Beverly Williams (born May 22, 1947) is a former news anchor from Philadelphia.

==Career==
Williams majored in Social Sciences at Portland State University and began her career at KGW-TV|KGW as a reporter. She then moved to Philadelphia in 1975 and joined KYW-TV as weekend anchor becoming the first black woman to anchor in the Philadelphia market. Williams was promoted to weekday noon anchor in 1979. In May 1981, she began co-anchoring the 6 and 11pm newscasts on weeknights alongside Patrick Emory. She left the station in November 1981. From 1981 to 1986, Beverly was reporter and anchor for CNN in Atlanta, Georgia. Williams took a brief two-year leave from television news but then joined WTNH-TV in New Haven, Connecticut where she was weekend anchor.

In 1989, Williams rejoined KYW-TV as co-anchor of the 6 and 11pm newscasts with Steve Bell and KYW ran a "Beverly's Back" campaign in 1989. She was brought back in hopes of bringing in more ratings to the station which had low ratings compared to rivals WCAU-TV and WPVI-TV. KYW changed the news format in 1991. Williams and Bell were replaced by Jennifer Ward at 11pm in August of that year but still remained in the 6pm time slot. In 1992, Beverly was demoted to weekend anchor while Bell was let go by the station. Williams solo anchored the weekend evening news for eight years expanding from 1992 to 2000.

In February 2000, Williams was dropped as weekend anchor in favor for Denise Saunders and reassigned to senior correspondent for the station. In September 2003, Williams independently produced a half-hour-long weekend public affairs show called Eye on Philadelphia which aired on KYW.

==Lawsuit==
On May 28, 2002, Williams filed a lawsuit against KYW alleging discrimination based on her race, sex, and age.

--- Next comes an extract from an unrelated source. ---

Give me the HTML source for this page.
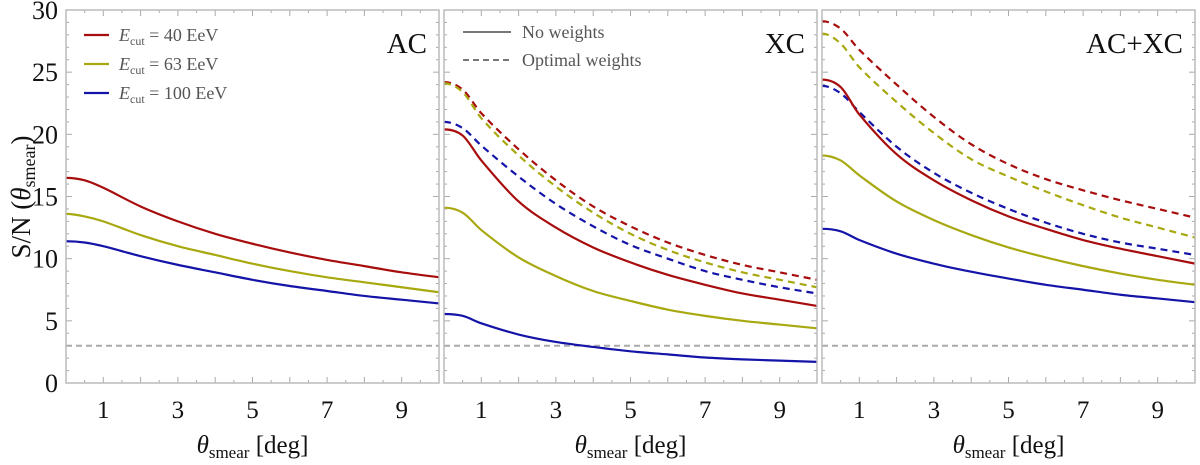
<!DOCTYPE html>
<html><head><meta charset="utf-8"><style>
body{margin:0;background:#fff;}
svg{display:block;font-family:"Liberation Serif",serif;}
</style></head><body>
<svg id="c" width="1200" height="465" viewBox="0 0 1200 465" xmlns="http://www.w3.org/2000/svg"></svg>
<script>
const xs=[0,0.5,1,2,3,4,5,6,7,8,9,10];
const xTicks=[1,3,5,7,9];
const yTicks=[0,5,10,15,20,25,30];
const panelTitles=["AC","XC","AC+XC"];
const threshold=3;
// AC
const acRed=[16.5,16.3,15.7,14.2,13.0,12.0,11.2,10.5,9.9,9.4,8.9,8.5];
const acYel=[13.6,13.4,13.0,11.9,11.0,10.3,9.6,9.0,8.5,8.1,7.7,7.3];
const acBlu=[11.4,11.3,11.0,10.2,9.5,8.9,8.3,7.8,7.4,7.0,6.7,6.4];
// XC
const xcRed=[20.4,19.9,17.9,14.6,12.5,10.9,9.7,8.7,7.9,7.2,6.7,6.2];
const xcYel=[14.1,13.7,12.3,10.1,8.6,7.4,6.6,5.9,5.4,5.0,4.7,4.4];
const xcBlu=[5.55,5.4,4.8,3.9,3.3,2.9,2.55,2.3,2.05,1.9,1.8,1.7];
const xcRedW=[24.2,23.6,21.7,18.8,16.3,14.2,12.6,11.3,10.3,9.5,8.9,8.3];
const xcYelW=[24.1,23.4,21.3,18.3,15.8,13.7,12.0,10.7,9.7,8.9,8.3,7.7];
const xcBluW=[21.0,20.5,19.1,16.6,14.4,12.6,11.1,10.0,9.0,8.3,7.7,7.2];
// AC+XC
const axRed=[24.4,23.8,21.6,18.4,16.3,14.7,13.4,12.4,11.5,10.8,10.2,9.6];
const axYel=[18.3,17.9,16.7,14.6,13.1,11.9,10.9,10.1,9.4,8.8,8.3,7.9];
const axBlu=[12.4,12.2,11.5,10.4,9.6,8.95,8.4,7.9,7.5,7.1,6.8,6.5];
const axRedW=[29.1,28.5,26.8,24.0,21.4,19.2,17.6,16.4,15.5,14.7,14.0,13.3];
const axYelW=[28.1,27.3,25.4,22.6,20.1,18.0,16.6,15.4,14.3,13.3,12.5,11.7];
const axBluW=[23.9,23.3,21.8,19.0,16.9,15.3,14.0,12.9,12.0,11.3,10.8,10.3];

const RED="#a80d0d",YEL="#a8a810",BLU="#1414a8";
const panels=[
 {x0:66,series:[[acRed,RED,0,'ac-red'],[acYel,YEL,0,'ac-yellow'],[acBlu,BLU,0,'ac-blue']]},
 {x0:444,series:[[xcRedW,RED,1,'xc-red-weighted'],[xcYelW,YEL,1,'xc-yellow-weighted'],[xcBluW,BLU,1,'xc-blue-weighted'],[xcRed,RED,0,'xc-red'],[xcYel,YEL,0,'xc-yellow'],[xcBlu,BLU,0,'xc-blue']]},
 {x0:822,series:[[axRedW,RED,1,'acxc-red-weighted'],[axYelW,YEL,1,'acxc-yellow-weighted'],[axBluW,BLU,1,'acxc-blue-weighted'],[axRed,RED,0,'acxc-red'],[axYel,YEL,0,'acxc-yellow'],[axBlu,BLU,0,'acxc-blue']]}
];
const W=373,TOP=10,BOT=383;
const svg=document.getElementById('c');
const NS="http://www.w3.org/2000/svg";
function mk(t,a,p){const e=document.createElementNS(NS,t);for(const k in a)e.setAttribute(k,a[k]);(p||svg).appendChild(e);return e;}
const yS=v=>BOT-(v/30)*(BOT-TOP);
// Hermite spline in data space, then map
function path(X,Y,xS){
 const n=X.length,m=[];
 for(let i=0;i<n;i++){
  if(i===0)m.push(0);
  else if(i===n-1)m.push((Y[i]-Y[i-1])/(X[i]-X[i-1]));
  else m.push((Y[i+1]-Y[i-1])/(X[i+1]-X[i-1]));
 }
 let d=`M${xS(X[0])},${yS(Y[0])}`;
 for(let i=0;i<n-1;i++){const h=X[i+1]-X[i];
  d+=` C${xS(X[i]+h/3)},${yS(Y[i]+m[i]*h/3)} ${xS(X[i+1]-h/3)},${yS(Y[i+1]-m[i+1]*h/3)} ${xS(X[i+1])},${yS(Y[i+1])}`;}
 return d;}
panels.forEach((P,pi)=>{
 const xS=v=>P.x0+v/10*W;
 const g=mk('g',{});
 
 
 for(let t=0;t<=10;t+=0.5){const L=(t%1===0)?6:3;const x=xS(t);
  mk('line',{x1:x,y1:BOT,x2:x,y2:BOT-L,stroke:'#aaa','stroke-width':1},g);
  mk('line',{x1:x,y1:TOP,x2:x,y2:TOP+L,stroke:'#aaa','stroke-width':1},g);}
 for(let t=0;t<=30;t+=1){const L=(t%5===0)?6:3;const y=yS(t);
  mk('line',{x1:P.x0,y1:y,x2:P.x0+L,y2:y,stroke:'#aaa','stroke-width':1},g);
  mk('line',{x1:P.x0+W,y1:y,x2:P.x0+W-L,y2:y,stroke:'#aaa','stroke-width':1},g);}
 const th=mk('line',{x1:P.x0,y1:yS(threshold),x2:P.x0+W,y2:yS(threshold),stroke:'#aaa','stroke-width':2,'stroke-dasharray':'6,4'},g);
 
 
 P.series.forEach(s=>{
  const el=mk('path',{d:path(xs,s[0],xS),fill:'none',stroke:s[1],'stroke-width':2.2},g);
  if(s[2])el.setAttribute('stroke-dasharray','7,5');
  
  
 });
 mk('rect',{x:P.x0,y:TOP,width:W,height:BOT-TOP,fill:'none',stroke:'#bbb','stroke-width':1.5},g);
 const tt=mk('text',{x:P.x0+W-12,y:53,'text-anchor':'end','font-size':29,fill:'#111'},g);tt.textContent=panelTitles[pi];
 
 
 xTicks.forEach(t=>{const e=mk('text',{x:xS(t),y:418,'text-anchor':'middle','font-size':25,fill:'#111'},g);e.textContent=t;
  
  });
 const xt=mk('text',{x:P.x0+W/2,y:453,'text-anchor':'middle','font-size':25,fill:'#111'},g);
 xt.innerHTML='<tspan font-style="italic">θ</tspan><tspan font-size="17" dy="5">smear</tspan><tspan dy="-5"> [deg]</tspan>';
 
 
});
yTicks.forEach(t=>{const e=mk('text',{x:58,y:yS(t)+9,'text-anchor':'end','font-size':26,fill:'#111'});e.textContent=t;
 
 });
const yt=mk('text',{transform:'translate(30,197) rotate(-90)','text-anchor':'middle','font-size':27,fill:'#111'});
yt.innerHTML='S/N (<tspan font-style="italic">θ</tspan><tspan font-size="18" dy="5">smear</tspan><tspan dy="-5">)</tspan>';


const leg1=[['40',RED],['63',YEL],['100',BLU]];
leg1.forEach((l,i)=>{const y=35+i*29;
 const g=mk('g',{});
 
 
 mk('line',{x1:84,y1:y,x2:109,y2:y,stroke:l[1],'stroke-width':2.2},g);
 const t=mk('text',{x:119,y:y+6,'font-size':18,fill:'#555'},g);
 t.innerHTML='<tspan font-style="italic">E</tspan><tspan font-size="12" dy="4">cut</tspan><tspan dy="-4"> = '+l[0]+' EeV</tspan>';});
[['No weights',0],['Optimal weights',1]].forEach((l,i)=>{const y=32+i*28;
 const g=mk('g',{});
 
 
 const ln=mk('line',{x1:463,y1:y,x2:511,y2:y,stroke:'#777','stroke-width':2},g);
 if(l[1])ln.setAttribute('stroke-dasharray','6,4');
 const t=mk('text',{x:522,y:y+6,'font-size':18,fill:'#555'},g);t.textContent=l[0];});
</script>
</body></html>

Williams had previously filed a complaint to the Pennsylvania Human Relations Commission shortly after being terminated as weekend anchor. The suit was settled out of court in May 2003.

==Personal life==
Williams has one adult daughter. She received the Clarion Award from Women Communications, Inc and was honored for her work with Girl Scouts of the USA and National Association of Black Journalists.